::: DATASET CONTENT :::
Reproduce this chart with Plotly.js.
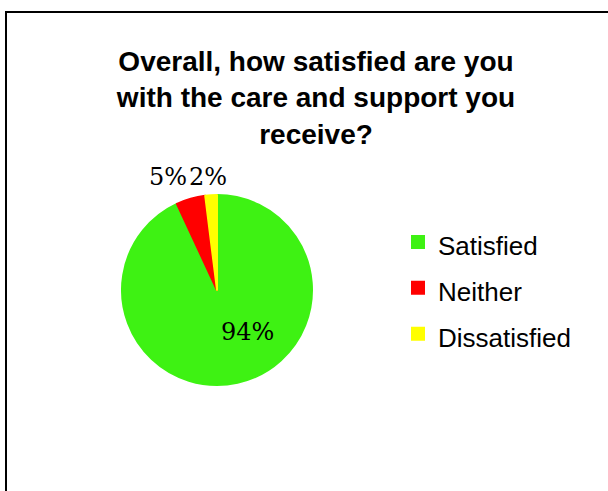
<!DOCTYPE html>
<html>
<head>
<meta charset="utf-8">
<script src="https://cdn.plot.ly/plotly-3.0.1.min.js"></script>
<style>
html, body { margin: 0; padding: 0; background: #fff; overflow: hidden; }
#chart { width: 608px; height: 491px; }
</style>
</head>
<body>
<div id="chart"></div>
<script>
// Data
const categories = ['Satisfied', 'Neither', 'Dissatisfied'];
const percentValues = [94, 5, 2];
const sliceColors = ['#3EF213', '#FF0000', '#FFFF00'];
const titleText = 'Overall, how satisfied are you<br>with the care and support you<br>receive?';

const W = 608, H = 491;
const cx = 217, cy = 290, R = 95;

// label placement (style only), in pixels of the page
const labelSpots = [[247, 332], [168, 177], [208, 177]];

const legendLabels = categories.map(c => '<span style="font-size:26px">' + c + '</span>');

const trace = {
  type: 'pie',
  labels: legendLabels,
  values: percentValues,
  textinfo: 'none',
  sort: false,
  direction: 'clockwise',
  rotation: 0,
  marker: { colors: sliceColors, line: { color: sliceColors, width: 2 } },
  domain: { x: [(cx - R) / W, (cx + R) / W], y: [(H - cy - R) / H, (H - cy + R) / H] },
  hoverinfo: 'none'
};

const annotations = percentValues.map((v, i) => ({
  xref: 'paper', yref: 'paper',
  x: labelSpots[i][0] / W, y: 1 - labelSpots[i][1] / H,
  xanchor: 'center', yanchor: 'middle',
  text: v + '%', showarrow: false,
  font: { family: 'DejaVu Serif', size: 24, color: '#000' }
}));

const layout = {
  width: W, height: H,
  margin: { l: 0, r: 0, t: 0, b: 0 },
  paper_bgcolor: '#fff',
  title: {
    text: titleText,
    font: { family: 'Liberation Sans, Arial', size: 28, color: '#000', weight: 'bold' },
    x: 316 / W, xanchor: 'center', xref: 'paper',
    y: 1 - 71 / H, yanchor: 'top', yref: 'container'
  },
  showlegend: true,
  legend: {
    x: 398 / W, xanchor: 'left',
    y: 1 - 288 / H, yanchor: 'middle',
    font: { family: 'Liberation Sans, Arial', size: 33, color: '#000' },
    bgcolor: 'rgba(0,0,0,0)'
  },
  annotations: annotations,
  shapes: [{
    type: 'rect', xref: 'paper', yref: 'paper',
    x0: 6 / W, x1: 1.2, y0: -0.2, y1: 1 - 12 / H,
    line: { color: '#000', width: 2 }, fillcolor: 'rgba(0,0,0,0)'
  }]
};

Plotly.newPlot('chart', [trace], layout, { displayModeBar: false, staticPlot: true });
</script>
</body>
</html>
:::
EXERCISE DETAILS: Transcribe exactly, with no pictures, the lines running from the first line of the material through the line holding "const legendLabels = categories.map(c".

EXPECTED ANSWER:
Reproduce this chart with Plotly.js.
<!DOCTYPE html>
<html>
<head>
<meta charset="utf-8">
<script src="https://cdn.plot.ly/plotly-3.0.1.min.js"></script>
<style>
html, body { margin: 0; padding: 0; background: #fff; overflow: hidden; }
#chart { width: 608px; height: 491px; }
</style>
</head>
<body>
<div id="chart"></div>
<script>
// Data
const categories = ['Satisfied', 'Neither', 'Dissatisfied'];
const percentValues = [94, 5, 2];
const sliceColors = ['#3EF213', '#FF0000', '#FFFF00'];
const titleText = 'Overall, how satisfied are you<br>with the care and support you<br>receive?';

const W = 608, H = 491;
const cx = 217, cy = 290, R = 95;

// label placement (style only), in pixels of the page
const labelSpots = [[247, 332], [168, 177], [208, 177]];

const legendLabels = categories.map(c => '<span style="font-size:26px">' + c + '</span>');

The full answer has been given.